Earlier this year, Megyn Kelly announced her Sunday night newsmagazine to much media attention, and since it debuted, nearly each episode has been followed up by a think piece or hot take. Meanwhile, on the same night, one hour later and a few channels away on ABC, Emmy-winner Steve Harvey hosts Celebrity Family Feud, another show that prides itself on its big-name (though often less political) guests. The show hasn’t gotten nearly the fanfare of Kelly’s program, but, currently in its third season, Feud is pulling in nearly double the number of viewers of the newsmagazine.
Celebrity Family Feud, which was just renewed for its fourth season, is one of many revivals of classic formulas that together constitute a game show resurgence. Over the past couple of years, these shows, which have traditionally filled syndicated or daytime hours, have begun airing more and more often in prime time.

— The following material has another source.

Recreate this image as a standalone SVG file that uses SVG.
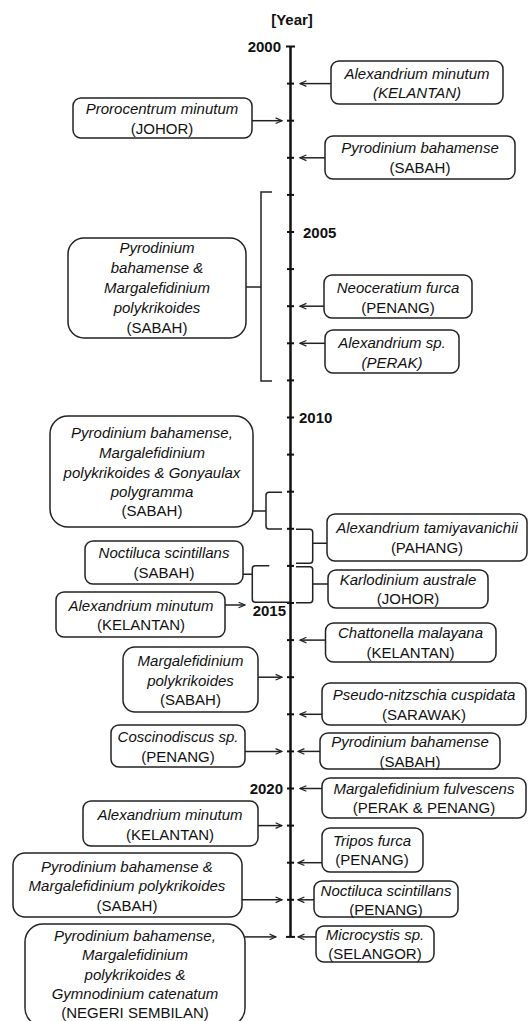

In a television landscape riddled with not-so-family-friendly dramas and stressful breaking news, these series—which include The Gong Show, Love Connection, The $100,000 Pyramid, Match Game, Beat Shazam and more—provide the comfort and levity most other programs lack.
“The news cycle has been very dark and very heavy…and there is an over-saturation of dramas and an over-saturation of reality,” says Dan Wilch, a senior vice president at Magid. “That provides a vacuum effect for under-served audiences who are looking for something lighter, more family-friendly and that doesn’t take too much of a commitment.”